• [GIVEN REQUEST]: Write out every entry exactly as given, but omit the pictures.

Rows from a dataset of charts and code:

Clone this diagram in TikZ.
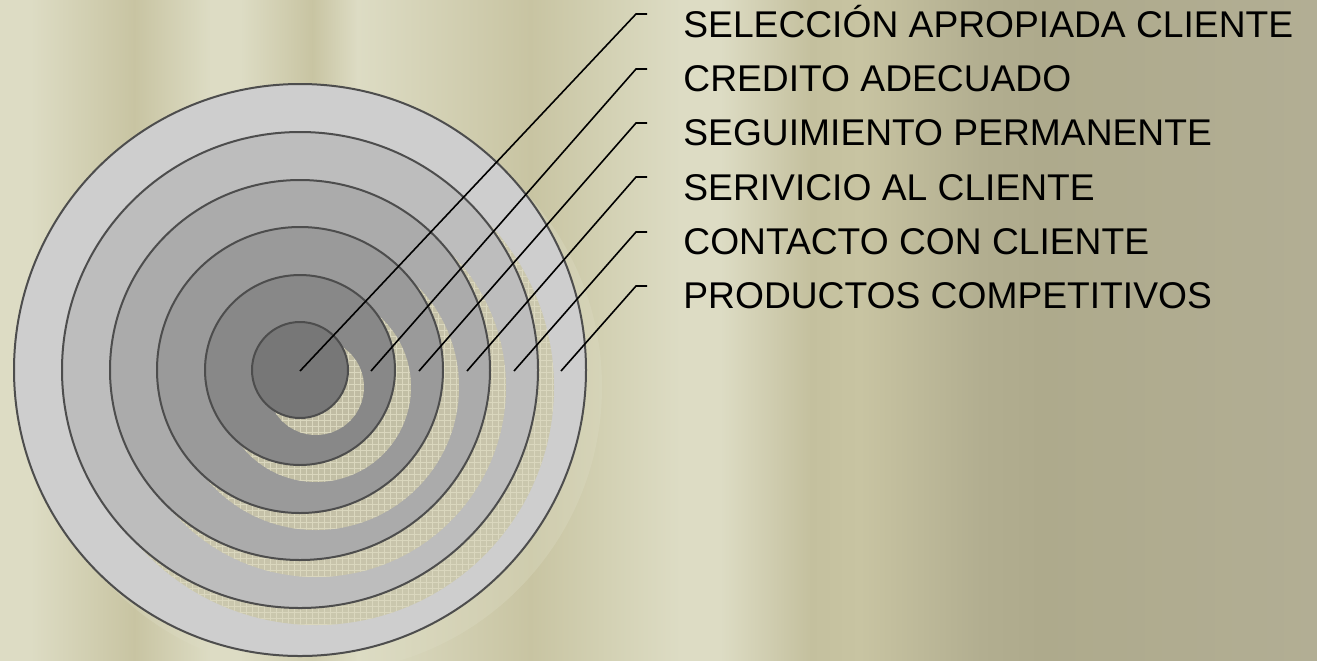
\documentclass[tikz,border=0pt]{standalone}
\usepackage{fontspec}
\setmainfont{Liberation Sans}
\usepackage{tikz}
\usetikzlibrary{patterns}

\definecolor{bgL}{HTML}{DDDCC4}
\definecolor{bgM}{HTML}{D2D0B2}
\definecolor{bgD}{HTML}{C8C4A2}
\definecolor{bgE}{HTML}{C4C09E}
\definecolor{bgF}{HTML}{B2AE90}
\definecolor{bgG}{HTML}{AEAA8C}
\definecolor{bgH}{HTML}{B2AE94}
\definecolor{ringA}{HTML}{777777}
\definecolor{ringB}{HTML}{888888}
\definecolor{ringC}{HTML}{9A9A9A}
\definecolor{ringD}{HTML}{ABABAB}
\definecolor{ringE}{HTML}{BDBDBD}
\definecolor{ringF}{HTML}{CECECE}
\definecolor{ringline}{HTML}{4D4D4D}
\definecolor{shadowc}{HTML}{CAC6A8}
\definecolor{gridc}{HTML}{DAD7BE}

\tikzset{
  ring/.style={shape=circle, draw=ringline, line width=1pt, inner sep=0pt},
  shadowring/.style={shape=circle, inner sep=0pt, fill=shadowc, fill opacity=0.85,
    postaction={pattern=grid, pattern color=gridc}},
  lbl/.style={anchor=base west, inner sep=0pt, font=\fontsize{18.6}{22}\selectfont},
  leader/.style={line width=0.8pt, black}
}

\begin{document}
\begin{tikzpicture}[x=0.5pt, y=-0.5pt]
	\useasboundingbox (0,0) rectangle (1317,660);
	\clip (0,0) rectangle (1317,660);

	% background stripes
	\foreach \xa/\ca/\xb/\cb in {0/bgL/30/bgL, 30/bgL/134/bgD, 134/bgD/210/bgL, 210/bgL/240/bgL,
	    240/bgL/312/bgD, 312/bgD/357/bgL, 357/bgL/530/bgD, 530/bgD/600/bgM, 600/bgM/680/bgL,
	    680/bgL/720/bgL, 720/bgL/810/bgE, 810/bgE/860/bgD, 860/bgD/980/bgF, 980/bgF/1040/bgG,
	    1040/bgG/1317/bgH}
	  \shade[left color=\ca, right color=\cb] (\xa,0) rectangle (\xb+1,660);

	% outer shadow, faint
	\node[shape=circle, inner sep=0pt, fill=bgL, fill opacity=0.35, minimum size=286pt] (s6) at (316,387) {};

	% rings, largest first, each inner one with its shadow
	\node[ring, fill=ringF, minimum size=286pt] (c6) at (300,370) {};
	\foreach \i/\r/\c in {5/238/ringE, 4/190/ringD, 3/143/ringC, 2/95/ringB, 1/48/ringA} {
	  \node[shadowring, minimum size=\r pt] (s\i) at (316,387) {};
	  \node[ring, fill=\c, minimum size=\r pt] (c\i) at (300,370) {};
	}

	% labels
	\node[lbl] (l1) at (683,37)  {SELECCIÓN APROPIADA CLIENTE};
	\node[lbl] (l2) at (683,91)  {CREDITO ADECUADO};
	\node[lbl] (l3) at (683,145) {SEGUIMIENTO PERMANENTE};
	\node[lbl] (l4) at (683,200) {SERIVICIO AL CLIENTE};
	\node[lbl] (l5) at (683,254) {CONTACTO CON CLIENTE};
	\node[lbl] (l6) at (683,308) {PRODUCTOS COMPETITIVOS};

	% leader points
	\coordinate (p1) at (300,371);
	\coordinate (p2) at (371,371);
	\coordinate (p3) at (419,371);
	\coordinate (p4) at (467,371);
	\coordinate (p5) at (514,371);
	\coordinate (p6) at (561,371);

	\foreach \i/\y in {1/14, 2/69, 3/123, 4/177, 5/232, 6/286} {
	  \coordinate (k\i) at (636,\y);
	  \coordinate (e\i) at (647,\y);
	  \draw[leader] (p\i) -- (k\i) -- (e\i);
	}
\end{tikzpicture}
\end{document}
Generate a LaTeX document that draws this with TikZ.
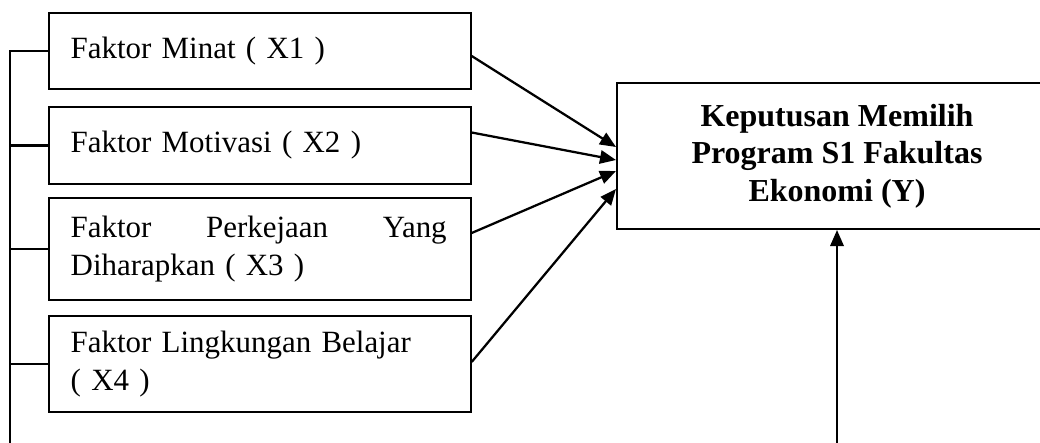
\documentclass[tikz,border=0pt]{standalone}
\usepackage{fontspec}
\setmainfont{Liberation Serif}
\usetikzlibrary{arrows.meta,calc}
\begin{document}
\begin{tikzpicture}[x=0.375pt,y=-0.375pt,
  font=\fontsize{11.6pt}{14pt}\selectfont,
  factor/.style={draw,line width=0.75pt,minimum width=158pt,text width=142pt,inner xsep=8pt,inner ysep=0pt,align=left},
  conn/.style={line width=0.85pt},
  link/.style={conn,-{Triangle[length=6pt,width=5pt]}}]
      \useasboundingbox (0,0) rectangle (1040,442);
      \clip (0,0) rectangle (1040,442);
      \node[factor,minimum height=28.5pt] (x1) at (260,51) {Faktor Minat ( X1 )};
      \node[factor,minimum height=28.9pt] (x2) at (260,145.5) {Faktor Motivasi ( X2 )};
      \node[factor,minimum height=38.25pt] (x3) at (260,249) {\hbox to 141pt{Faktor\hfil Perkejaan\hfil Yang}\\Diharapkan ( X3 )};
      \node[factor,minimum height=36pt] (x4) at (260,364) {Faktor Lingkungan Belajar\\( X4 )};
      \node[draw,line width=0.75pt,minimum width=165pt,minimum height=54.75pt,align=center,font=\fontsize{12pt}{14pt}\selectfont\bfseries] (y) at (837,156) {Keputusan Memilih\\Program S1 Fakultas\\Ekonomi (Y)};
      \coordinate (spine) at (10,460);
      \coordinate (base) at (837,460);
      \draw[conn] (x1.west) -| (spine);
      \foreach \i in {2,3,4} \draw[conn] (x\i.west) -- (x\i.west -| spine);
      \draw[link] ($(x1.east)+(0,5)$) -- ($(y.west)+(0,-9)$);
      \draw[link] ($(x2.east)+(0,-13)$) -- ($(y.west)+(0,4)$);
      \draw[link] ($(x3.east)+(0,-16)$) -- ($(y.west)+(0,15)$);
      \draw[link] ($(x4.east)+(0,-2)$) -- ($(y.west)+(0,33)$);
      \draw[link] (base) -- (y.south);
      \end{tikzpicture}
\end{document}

• [THE COMPLETED TASK]:
Clone this diagram in TikZ.
\documentclass[tikz,border=0pt]{standalone}
\usepackage{fontspec}
\setmainfont{Liberation Sans}
\usepackage{tikz}
\usetikzlibrary{patterns}

\definecolor{bgL}{HTML}{DDDCC4}
\definecolor{bgM}{HTML}{D2D0B2}
\definecolor{bgD}{HTML}{C8C4A2}
\definecolor{bgE}{HTML}{C4C09E}
\definecolor{bgF}{HTML}{B2AE90}
\definecolor{bgG}{HTML}{AEAA8C}
\definecolor{bgH}{HTML}{B2AE94}
\definecolor{ringA}{HTML}{777777}
\definecolor{ringB}{HTML}{888888}
\definecolor{ringC}{HTML}{9A9A9A}
\definecolor{ringD}{HTML}{ABABAB}
\definecolor{ringE}{HTML}{BDBDBD}
\definecolor{ringF}{HTML}{CECECE}
\definecolor{ringline}{HTML}{4D4D4D}
\definecolor{shadowc}{HTML}{CAC6A8}
\definecolor{gridc}{HTML}{DAD7BE}

\tikzset{
  ring/.style={shape=circle, draw=ringline, line width=1pt, inner sep=0pt},
  shadowring/.style={shape=circle, inner sep=0pt, fill=shadowc, fill opacity=0.85,
    postaction={pattern=grid, pattern color=gridc}},
  lbl/.style={anchor=base west, inner sep=0pt, font=\fontsize{18.6}{22}\selectfont},
  leader/.style={line width=0.8pt, black}
}

\begin{document}
\begin{tikzpicture}[x=0.5pt, y=-0.5pt]
	\useasboundingbox (0,0) rectangle (1317,660);
	\clip (0,0) rectangle (1317,660);

	% background stripes
	\foreach \xa/\ca/\xb/\cb in {0/bgL/30/bgL, 30/bgL/134/bgD, 134/bgD/210/bgL, 210/bgL/240/bgL,
	    240/bgL/312/bgD, 312/bgD/357/bgL, 357/bgL/530/bgD, 530/bgD/600/bgM, 600/bgM/680/bgL,
	    680/bgL/720/bgL, 720/bgL/810/bgE, 810/bgE/860/bgD, 860/bgD/980/bgF, 980/bgF/1040/bgG,
	    1040/bgG/1317/bgH}
	  \shade[left color=\ca, right color=\cb] (\xa,0) rectangle (\xb+1,660);

	% outer shadow, faint
	\node[shape=circle, inner sep=0pt, fill=bgL, fill opacity=0.35, minimum size=286pt] (s6) at (316,387) {};

	% rings, largest first, each inner one with its shadow
	\node[ring, fill=ringF, minimum size=286pt] (c6) at (300,370) {};
	\foreach \i/\r/\c in {5/238/ringE, 4/190/ringD, 3/143/ringC, 2/95/ringB, 1/48/ringA} {
	  \node[shadowring, minimum size=\r pt] (s\i) at (316,387) {};
	  \node[ring, fill=\c, minimum size=\r pt] (c\i) at (300,370) {};
	}

	% labels
	\node[lbl] (l1) at (683,37)  {SELECCIÓN APROPIADA CLIENTE};
	\node[lbl] (l2) at (683,91)  {CREDITO ADECUADO};
	\node[lbl] (l3) at (683,145) {SEGUIMIENTO PERMANENTE};
	\node[lbl] (l4) at (683,200) {SERIVICIO AL CLIENTE};
	\node[lbl] (l5) at (683,254) {CONTACTO CON CLIENTE};
	\node[lbl] (l6) at (683,308) {PRODUCTOS COMPETITIVOS};

	% leader points
	\coordinate (p1) at (300,371);
	\coordinate (p2) at (371,371);
	\coordinate (p3) at (419,371);
	\coordinate (p4) at (467,371);
	\coordinate (p5) at (514,371);
	\coordinate (p6) at (561,371);

	\foreach \i/\y in {1/14, 2/69, 3/123, 4/177, 5/232, 6/286} {
	  \coordinate (k\i) at (636,\y);
	  \coordinate (e\i) at (647,\y);
	  \draw[leader] (p\i) -- (k\i) -- (e\i);
	}
\end{tikzpicture}
\end{document}
Generate a LaTeX document that draws this with TikZ.
\documentclass[tikz,border=0pt]{standalone}
\usepackage{fontspec}
\setmainfont{Liberation Serif}
\usetikzlibrary{arrows.meta,calc}
\begin{document}
\begin{tikzpicture}[x=0.375pt,y=-0.375pt,
  font=\fontsize{11.6pt}{14pt}\selectfont,
  factor/.style={draw,line width=0.75pt,minimum width=158pt,text width=142pt,inner xsep=8pt,inner ysep=0pt,align=left},
  conn/.style={line width=0.85pt},
  link/.style={conn,-{Triangle[length=6pt,width=5pt]}}]
      \useasboundingbox (0,0) rectangle (1040,442);
      \clip (0,0) rectangle (1040,442);
      \node[factor,minimum height=28.5pt] (x1) at (260,51) {Faktor Minat ( X1 )};
      \node[factor,minimum height=28.9pt] (x2) at (260,145.5) {Faktor Motivasi ( X2 )};
      \node[factor,minimum height=38.25pt] (x3) at (260,249) {\hbox to 141pt{Faktor\hfil Perkejaan\hfil Yang}\\Diharapkan ( X3 )};
      \node[factor,minimum height=36pt] (x4) at (260,364) {Faktor Lingkungan Belajar\\( X4 )};
      \node[draw,line width=0.75pt,minimum width=165pt,minimum height=54.75pt,align=center,font=\fontsize{12pt}{14pt}\selectfont\bfseries] (y) at (837,156) {Keputusan Memilih\\Program S1 Fakultas\\Ekonomi (Y)};
      \coordinate (spine) at (10,460);
      \coordinate (base) at (837,460);
      \draw[conn] (x1.west) -| (spine);
      \foreach \i in {2,3,4} \draw[conn] (x\i.west) -- (x\i.west -| spine);
      \draw[link] ($(x1.east)+(0,5)$) -- ($(y.west)+(0,-9)$);
      \draw[link] ($(x2.east)+(0,-13)$) -- ($(y.west)+(0,4)$);
      \draw[link] ($(x3.east)+(0,-16)$) -- ($(y.west)+(0,15)$);
      \draw[link] ($(x4.east)+(0,-2)$) -- ($(y.west)+(0,33)$);
      \draw[link] (base) -- (y.south);
      \end{tikzpicture}
\end{document}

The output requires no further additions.